**Work to complete:** Transcribe the records exactly. Pictures do not belong in the transcription.

**Source material:**
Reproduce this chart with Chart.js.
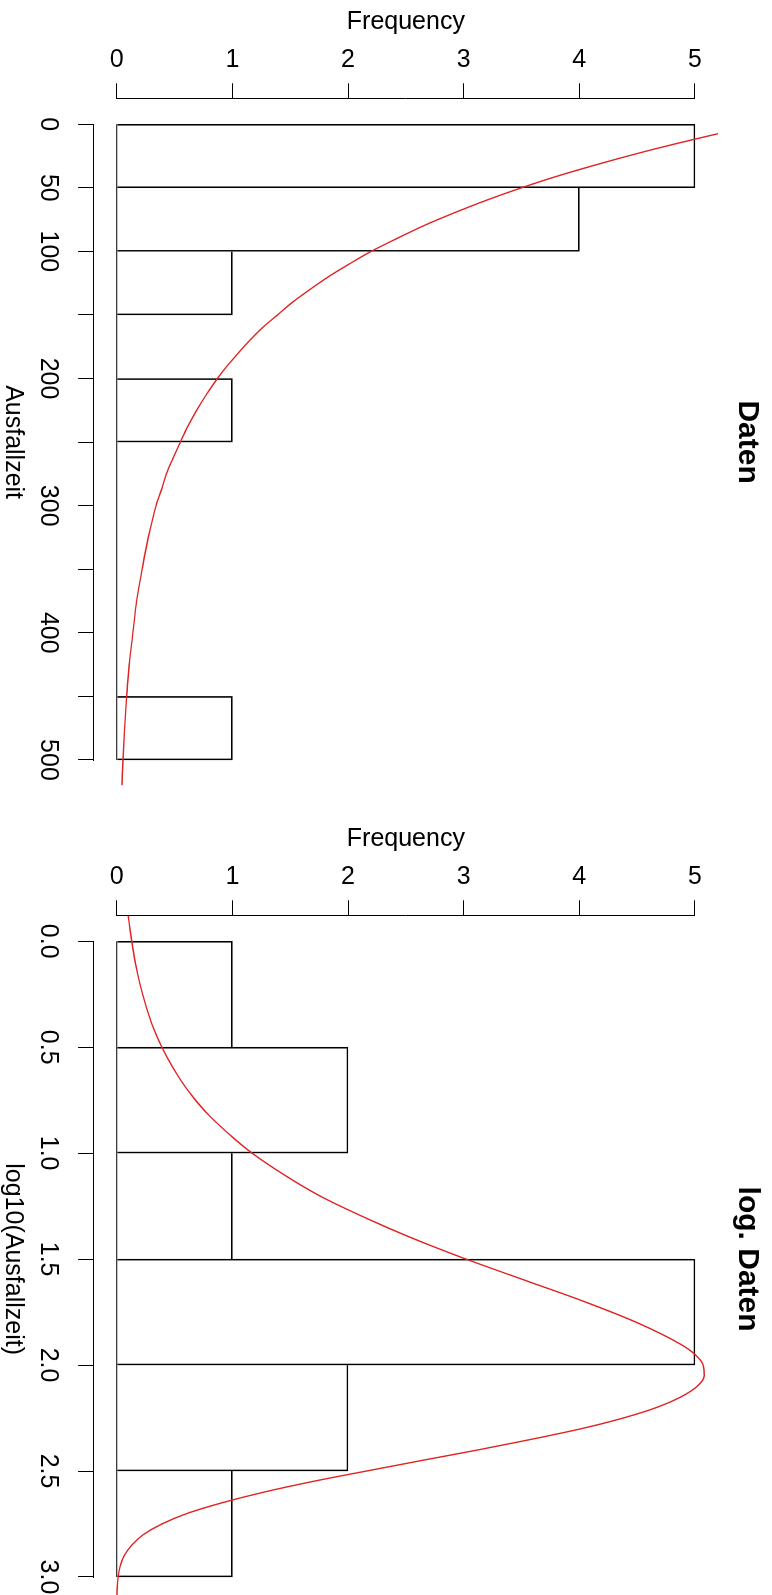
<!DOCTYPE html>
<html>
<head>
<meta charset="utf-8">
<title>Ausfallzeit</title>
<script src="https://cdn.jsdelivr.net/npm/chart.js@4.4.1/dist/chart.umd.min.js"></script>
<style>
  html, body { margin: 0; padding: 0; background: #fff; overflow: hidden; }
  #page { position: relative; width: 772px; height: 1595px; overflow: hidden; }
  /* the R figure is landscape; it is turned a quarter clockwise onto the page */
  #turn { position: absolute; left: 0; top: 0; width: 1635px; height: 772px;
          transform-origin: 0 0; transform: translate(772px, 0) rotate(90deg); }
  .panel { position: absolute; top: 0; width: 818px; height: 772px; }
</style>
</head>
<body>
<div id="page">
  <div id="turn">
    <div class="panel" style="left:0"><canvas id="rawChart" width="818" height="772"></canvas></div>
    <div class="panel" style="left:817px"><canvas id="logChart" width="818" height="772"></canvas></div>
  </div>
</div>
<script>
// panel 1: raw failure times
const rawBreaks = [0, 50, 100, 150, 200, 250, 300, 350, 400, 450, 500];
const rawCounts = [5, 4, 1, 0, 1, 0, 0, 0, 0, 1];
const rawTickLabels = [0, 50, 100, 200, 300, 400, 500];
const rawCurveX = [-20, -10, 0, 10, 20, 30, 40, 50, 60, 70, 80, 90, 100, 110, 120, 130, 140, 150, 160, 170, 180, 190, 200, 212.5, 225, 237.5, 250, 262.5, 275, 287.5, 300, 325, 350, 375, 400, 425, 450, 475, 500, 520];
const rawCurveY = [6.70, 6.11, 5.57, 5.08, 4.63, 4.22, 3.84, 3.50, 3.19, 2.91, 2.65, 2.42, 2.20, 2.01, 1.83, 1.67, 1.52, 1.39, 1.26, 1.15, 1.05, 0.956, 0.87, 0.776, 0.69, 0.615, 0.55, 0.488, 0.43, 0.387, 0.34, 0.273, 0.22, 0.172, 0.14, 0.108, 0.086, 0.068, 0.054, 0.045];

// panel 2: log10 of the failure times
const logBreaks = [0, 0.5, 1, 1.5, 2, 2.5, 3];
const logCounts = [1, 2, 1, 5, 2, 1];
const logCurveX = [-0.12, 0, 0.1, 0.2, 0.3, 0.4, 0.5, 0.6, 0.7, 0.8, 0.9, 1.0, 1.1, 1.2, 1.3, 1.4, 1.5, 1.6, 1.7, 1.8, 1.9, 1.95, 2.0, 2.05, 2.1, 2.15, 2.2, 2.25, 2.3, 2.35, 2.4, 2.45, 2.5, 2.55, 2.6, 2.65, 2.7, 2.75, 2.8, 2.85, 2.9, 2.95, 3.0, 3.05, 3.12];
const logCurveY = [0.10, 0.13, 0.16, 0.20, 0.25, 0.31, 0.39, 0.49, 0.61, 0.76, 0.95, 1.17, 1.44, 1.75, 2.13, 2.55, 3.02, 3.53, 4.04, 4.50, 4.87, 5.00, 5.07, 5.08, 5.02, 4.88, 4.67, 4.38, 4.02, 3.59, 3.13, 2.64, 2.16, 1.69, 1.27, 0.91, 0.61, 0.39, 0.23, 0.13, 0.064, 0.029, 0.012, 0.004, 0.001];

Chart.defaults.font.family = '"Liberation Sans", Arial, Helvetica, sans-serif';
Chart.defaults.font.size = 25;
Chart.defaults.color = "#000";

// R draws the axis line only from the first to the last tick
const axisLines = {
  id: "axisLines",
  afterDraw(chart) {
    const {ctx, chartArea, scales: {x, y}} = chart;
    const xt = x.ticks;
    const yt = y.ticks;
    ctx.save();
    ctx.strokeStyle = "#000";
    ctx.lineWidth = 1;
    ctx.beginPath();
    const by = Math.round(chartArea.bottom) + 0.5;
    ctx.moveTo(Math.round(x.getPixelForValue(xt[0].value)), by);
    ctx.lineTo(Math.round(x.getPixelForValue(xt[xt.length - 1].value)) + 1, by);
    const lx = Math.round(chartArea.left) - 0.5;
    ctx.moveTo(lx, Math.round(y.getPixelForValue(yt[0].value)) + 1);
    ctx.lineTo(lx, Math.round(y.getPixelForValue(yt[yt.length - 1].value)));
    ctx.stroke();
    ctx.restore();
  }
};

function histChart(id, cfg) {
  const {breaks, counts, curveX, curveY, title, xTitle, xMin, xMax, step, label} = cfg;
  const bars = counts.map((c, i) => ({x: (breaks[i] + breaks[i + 1]) / 2, y: c}));
  const base = [{x: breaks[0], y: 0}, {x: breaks[breaks.length - 1], y: 0}];
  const curve = curveX.map((x, i) => ({x, y: curveY[i]}));
  const grid = {offset: false, drawOnChartArea: false, drawTicks: true, tickLength: 15.5, color: "#000", lineWidth: 1};

  // a shared edge between two bars is drawn once, by the taller bar
  const edges = ctx => {
    const i = ctx.dataIndex;
    const c = counts[i];
    const prev = i > 0 ? counts[i - 1] : 0;
    const next = i < counts.length - 1 ? counts[i + 1] : 0;
    return {top: 1, bottom: 0, left: prev <= c ? 1 : 0, right: next < c ? 1 : 0};
  };

  return new Chart(document.getElementById(id), {
    type: "bar",
    data: {
      datasets: [
        {type: "bar", data: bars, backgroundColor: "rgba(0,0,0,0)", borderColor: "#000", borderWidth: edges,
          borderSkipped: "start", barPercentage: 1, categoryPercentage: 1, order: 3},
        {type: "line", data: base, borderColor: "#000", borderWidth: 1, pointRadius: 0, order: 2},
        {type: "line", data: curve, borderColor: "#e02424", borderWidth: 1.4, pointRadius: 0,
          cubicInterpolationMode: "monotone", order: 1}
      ]
    },
    options: {
      responsive: false,
      animation: false,
      events: [],
      layout: {padding: {top: 0, left: 0, right: 32.6, bottom: 0}},
      plugins: {
        legend: {display: false},
        tooltip: {enabled: false},
        title: {display: true, text: title, fullSize: false, color: "#000",
          font: {size: 30, weight: "bold", lineHeight: 1.2}, padding: {top: 7, bottom: 10.9}}
      },
      scales: {
        x: {
          type: "linear", min: xMin, max: xMax, offset: false,
          afterFit: s => { s.height = 93.6; },
          grid, border: {display: false},
          ticks: {stepSize: step, includeBounds: false, autoSkip: false, maxRotation: 0, minRotation: 0,
            padding: 15.1, callback: label},
          title: {display: true, text: xTitle, font: {size: 25, lineHeight: 1}, padding: {top: 0, bottom: 0}}
        },
        y: {
          type: "linear", min: -0.2, max: 5.2,
          afterFit: s => { s.width = 98.8; },
          grid, border: {display: false},
          ticks: {stepSize: 1, includeBounds: false, autoSkip: false, minRotation: 90, maxRotation: 90,
            crossAlign: "center", padding: 16.3},
          title: {display: true, text: "Frequency", font: {size: 25, lineHeight: 1}, padding: {top: 9.5, bottom: 0}}
        }
      }
    },
    plugins: [axisLines]
  });
}

histChart("rawChart", {
  breaks: rawBreaks, counts: rawCounts, curveX: rawCurveX, curveY: rawCurveY,
  title: "Daten", xTitle: "Ausfallzeit", xMin: -20, xMax: 520, step: 50,
  label: v => rawTickLabels.includes(v) ? String(v) : ""
});

histChart("logChart", {
  breaks: logBreaks, counts: logCounts, curveX: logCurveX, curveY: logCurveY,
  title: "log. Daten", xTitle: "log10(Ausfallzeit)", xMin: -0.12, xMax: 3.12, step: 0.5,
  label: v => Number(v).toFixed(1)
});
</script>
</body>
</html>
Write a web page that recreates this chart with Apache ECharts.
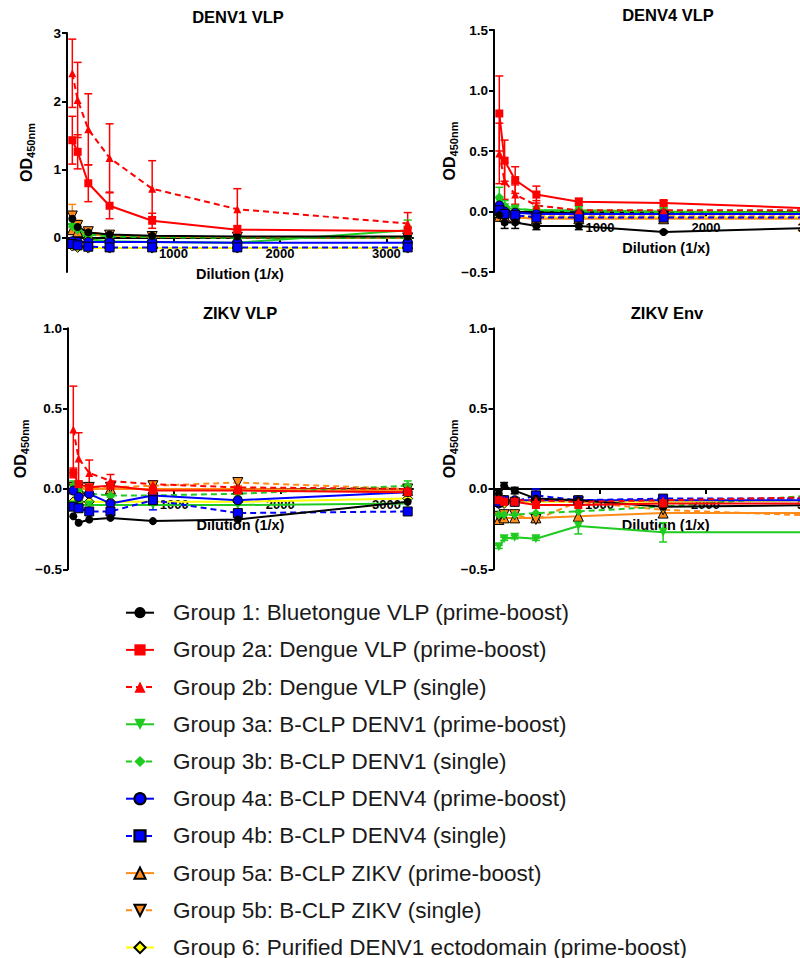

**Exercise answer:**
Reproduce this chart with Chart.js.
<!DOCTYPE html>
<html>
<head>
<meta charset="utf-8">
<title>Ausfallzeit</title>
<script src="https://cdn.jsdelivr.net/npm/chart.js@4.4.1/dist/chart.umd.min.js"></script>
<style>
  html, body { margin: 0; padding: 0; background: #fff; overflow: hidden; }
  #page { position: relative; width: 772px; height: 1595px; overflow: hidden; }
  /* the R figure is landscape; it is turned a quarter clockwise onto the page */
  #turn { position: absolute; left: 0; top: 0; width: 1635px; height: 772px;
          transform-origin: 0 0; transform: translate(772px, 0) rotate(90deg); }
  .panel { position: absolute; top: 0; width: 818px; height: 772px; }
</style>
</head>
<body>
<div id="page">
  <div id="turn">
    <div class="panel" style="left:0"><canvas id="rawChart" width="818" height="772"></canvas></div>
    <div class="panel" style="left:817px"><canvas id="logChart" width="818" height="772"></canvas></div>
  </div>
</div>
<script>
// panel 1: raw failure times
const rawBreaks = [0, 50, 100, 150, 200, 250, 300, 350, 400, 450, 500];
const rawCounts = [5, 4, 1, 0, 1, 0, 0, 0, 0, 1];
const rawTickLabels = [0, 50, 100, 200, 300, 400, 500];
const rawCurveX = [-20, -10, 0, 10, 20, 30, 40, 50, 60, 70, 80, 90, 100, 110, 120, 130, 140, 150, 160, 170, 180, 190, 200, 212.5, 225, 237.5, 250, 262.5, 275, 287.5, 300, 325, 350, 375, 400, 425, 450, 475, 500, 520];
const rawCurveY = [6.70, 6.11, 5.57, 5.08, 4.63, 4.22, 3.84, 3.50, 3.19, 2.91, 2.65, 2.42, 2.20, 2.01, 1.83, 1.67, 1.52, 1.39, 1.26, 1.15, 1.05, 0.956, 0.87, 0.776, 0.69, 0.615, 0.55, 0.488, 0.43, 0.387, 0.34, 0.273, 0.22, 0.172, 0.14, 0.108, 0.086, 0.068, 0.054, 0.045];

// panel 2: log10 of the failure times
const logBreaks = [0, 0.5, 1, 1.5, 2, 2.5, 3];
const logCounts = [1, 2, 1, 5, 2, 1];
const logCurveX = [-0.12, 0, 0.1, 0.2, 0.3, 0.4, 0.5, 0.6, 0.7, 0.8, 0.9, 1.0, 1.1, 1.2, 1.3, 1.4, 1.5, 1.6, 1.7, 1.8, 1.9, 1.95, 2.0, 2.05, 2.1, 2.15, 2.2, 2.25, 2.3, 2.35, 2.4, 2.45, 2.5, 2.55, 2.6, 2.65, 2.7, 2.75, 2.8, 2.85, 2.9, 2.95, 3.0, 3.05, 3.12];
const logCurveY = [0.10, 0.13, 0.16, 0.20, 0.25, 0.31, 0.39, 0.49, 0.61, 0.76, 0.95, 1.17, 1.44, 1.75, 2.13, 2.55, 3.02, 3.53, 4.04, 4.50, 4.87, 5.00, 5.07, 5.08, 5.02, 4.88, 4.67, 4.38, 4.02, 3.59, 3.13, 2.64, 2.16, 1.69, 1.27, 0.91, 0.61, 0.39, 0.23, 0.13, 0.064, 0.029, 0.012, 0.004, 0.001];

Chart.defaults.font.family = '"Liberation Sans", Arial, Helvetica, sans-serif';
Chart.defaults.font.size = 25;
Chart.defaults.color = "#000";

// R draws the axis line only from the first to the last tick
const axisLines = {
  id: "axisLines",
  afterDraw(chart) {
    const {ctx, chartArea, scales: {x, y}} = chart;
    const xt = x.ticks;
    const yt = y.ticks;
    ctx.save();
    ctx.strokeStyle = "#000";
    ctx.lineWidth = 1;
    ctx.beginPath();
    const by = Math.round(chartArea.bottom) + 0.5;
    ctx.moveTo(Math.round(x.getPixelForValue(xt[0].value)), by);
    ctx.lineTo(Math.round(x.getPixelForValue(xt[xt.length - 1].value)) + 1, by);
    const lx = Math.round(chartArea.left) - 0.5;
    ctx.moveTo(lx, Math.round(y.getPixelForValue(yt[0].value)) + 1);
    ctx.lineTo(lx, Math.round(y.getPixelForValue(yt[yt.length - 1].value)));
    ctx.stroke();
    ctx.restore();
  }
};

function histChart(id, cfg) {
  const {breaks, counts, curveX, curveY, title, xTitle, xMin, xMax, step, label} = cfg;
  const bars = counts.map((c, i) => ({x: (breaks[i] + breaks[i + 1]) / 2, y: c}));
  const base = [{x: breaks[0], y: 0}, {x: breaks[breaks.length - 1], y: 0}];
  const curve = curveX.map((x, i) => ({x, y: curveY[i]}));
  const grid = {offset: false, drawOnChartArea: false, drawTicks: true, tickLength: 15.5, color: "#000", lineWidth: 1};

  // a shared edge between two bars is drawn once, by the taller bar
  const edges = ctx => {
    const i = ctx.dataIndex;
    const c = counts[i];
    const prev = i > 0 ? counts[i - 1] : 0;
    const next = i < counts.length - 1 ? counts[i + 1] : 0;
    return {top: 1, bottom: 0, left: prev <= c ? 1 : 0, right: next < c ? 1 : 0};
  };

  return new Chart(document.getElementById(id), {
    type: "bar",
    data: {
      datasets: [
        {type: "bar", data: bars, backgroundColor: "rgba(0,0,0,0)", borderColor: "#000", borderWidth: edges,
          borderSkipped: "start", barPercentage: 1, categoryPercentage: 1, order: 3},
        {type: "line", data: base, borderColor: "#000", borderWidth: 1, pointRadius: 0, order: 2},
        {type: "line", data: curve, borderColor: "#e02424", borderWidth: 1.4, pointRadius: 0,
          cubicInterpolationMode: "monotone", order: 1}
      ]
    },
    options: {
      responsive: false,
      animation: false,
      events: [],
      layout: {padding: {top: 0, left: 0, right: 32.6, bottom: 0}},
      plugins: {
        legend: {display: false},
        tooltip: {enabled: false},
        title: {display: true, text: title, fullSize: false, color: "#000",
          font: {size: 30, weight: "bold", lineHeight: 1.2}, padding: {top: 7, bottom: 10.9}}
      },
      scales: {
        x: {
          type: "linear", min: xMin, max: xMax, offset: false,
          afterFit: s => { s.height = 93.6; },
          grid, border: {display: false},
          ticks: {stepSize: step, includeBounds: false, autoSkip: false, maxRotation: 0, minRotation: 0,
            padding: 15.1, callback: label},
          title: {display: true, text: xTitle, font: {size: 25, lineHeight: 1}, padding: {top: 0, bottom: 0}}
        },
        y: {
          type: "linear", min: -0.2, max: 5.2,
          afterFit: s => { s.width = 98.8; },
          grid, border: {display: false},
          ticks: {stepSize: 1, includeBounds: false, autoSkip: false, minRotation: 90, maxRotation: 90,
            crossAlign: "center", padding: 16.3},
          title: {display: true, text: "Frequency", font: {size: 25, lineHeight: 1}, padding: {top: 9.5, bottom: 0}}
        }
      }
    },
    plugins: [axisLines]
  });
}

histChart("rawChart", {
  breaks: rawBreaks, counts: rawCounts, curveX: rawCurveX, curveY: rawCurveY,
  title: "Daten", xTitle: "Ausfallzeit", xMin: -20, xMax: 520, step: 50,
  label: v => rawTickLabels.includes(v) ? String(v) : ""
});

histChart("logChart", {
  breaks: logBreaks, counts: logCounts, curveX: logCurveX, curveY: logCurveY,
  title: "log. Daten", xTitle: "log10(Ausfallzeit)", xMin: -0.12, xMax: 3.12, step: 0.5,
  label: v => Number(v).toFixed(1)
});
</script>
</body>
</html>
Write a web page that recreates this chart with Apache ECharts.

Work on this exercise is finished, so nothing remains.